【リニア】川勝知事がやるべき、たった一つのこと|小林一哉

【リニア】川勝知事がやるべき、たった一つのこと|小林一哉

6月30日、静岡新聞に、「知事 JR社長に会談要望 リニア解決へ『2人だけで』 県議会答弁」という見出しの大きな記事が掲載された。 しかし、当日の議会を傍聴していた筆者には、そんな内容の発言はなかった。 静岡新聞は、なぜこのような記事を出したのか――。


静岡新聞の事実誤認

静岡県議会で答弁する川勝知事(静岡県議会本会議場、筆者撮影)

静岡新聞2023年6月30日付に、「知事 JR社長に会談要望 リニア解決へ『2人だけで』 県議会答弁」という見出しの大きな記事が掲載された。記事は、静岡県議会6月定例会の論戦を伝えたものである。

その前文は〈川勝平太知事はリニア中央新幹線トンネル工事を巡る問題の解決に向け、JR東海の丹羽俊介社長とのトップ会談が「難局打開、信頼醸成のために重要」との認識を示し、「2人だけでぜひ会いたい」と社長に“ラブコール”を送った〉など見出し通りの記事となっていた。

本文は〈川勝知事は4月1日付で就任した丹羽社長と同12日に県庁で面会したが、「前社長(金子慎現会長)が同席していた。2人だけであったことがない」と述べ、丹羽社長と1対1での会談にこだわる姿勢を見せた。

社長の印象について「われわれの考えをきちんと伝えることが重要。丹羽社長とはそれができる感触を得ている」と評した〉とどうでもいい川勝知事の感想を書いていた。
筆者は、当日の県議会を傍聴していた。

だから、静岡新聞が伝えた〈リニア解決へ向けて川勝知事が「2人だけでぜひ会いたい」と社長に“ラブコール”を送った〉とする事実はなかったことを断言する。
なぜ、静岡新聞はそのような事実誤認の印象操作を行ったのか?

“ラブコール”などなかった

当時の状況から振り返る。

29日の県議会代表質問で、公明党の蓮池昇平議員が「川勝知事からJR東海の丹羽社長に対して、定期的なトップ会談を申し入れてはいかがか。

マスコミやネットには、静岡の水、山梨の水に関する山梨県知事の発言や川勝知事の会見で切り取られる発言など、本質的な議論からほど遠いものばかりが伝えられている。

知事と社長の会談で話し合われるテーマは事前にリニア中央新幹線建設促進期成同盟会の皆様に知らせることで、本県の懸念や課題を共有することにつながる。

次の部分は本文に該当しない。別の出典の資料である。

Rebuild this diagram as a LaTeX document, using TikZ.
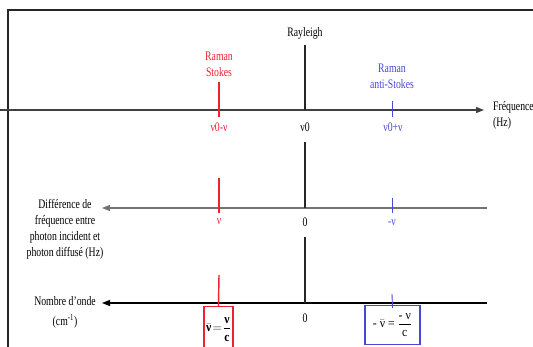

また、オブザーバーとして大井川流域の利水関係者にも参加してもらうことがよいのでは」などとトップ会談とともに2つの提案をした。特に、大井川利水関係者をオブザーバー参加させるという提案は注目に値した。

これに対して、川勝知事は「本県の課題を早期に解決するためには、まず、県専門部会等での対話で論点を明確にし、科学的工学的な議論を進めてもらうのが重要だ」などと述べた。

蓮池県議は、5年間も県専門部会で議論してきたのに何らの進展がないから、トップ会談を知事に提案したのだろう。科学的でも工学的でもない議論はそろそろ打ち切るべきだと言いたかったのかもしれない。

川勝知事は「トップ会談は、難局を打開するためにも、信頼を醸成するためにも重要。大変有意義だ。同じように丹羽新社長も考えていただければという気持ちだ」など回答した。トップ会談が「大変有意義」だとは言っているが、その会談開催を自らが要望しているわけではないようだ。

知事の回答がわかりにくかったため、蓮池議員は「トップ会談を知事から申し入れる考えがあるのか」と再質問した。
川勝知事は「ぜひ、会いたいという気持ちは間接的に伝えてある。いつでも会いたいという気持ちを持っている。これがわたしの意向であることは、多分、伝わっていると思う。明快な回答ではないが」などと逃げてしまった。
 

川勝知事のほうから是が非でも会いたいという気持ちがないことを明らかにしたことがわかる。つまり、“ラブコール”などなかったのだ。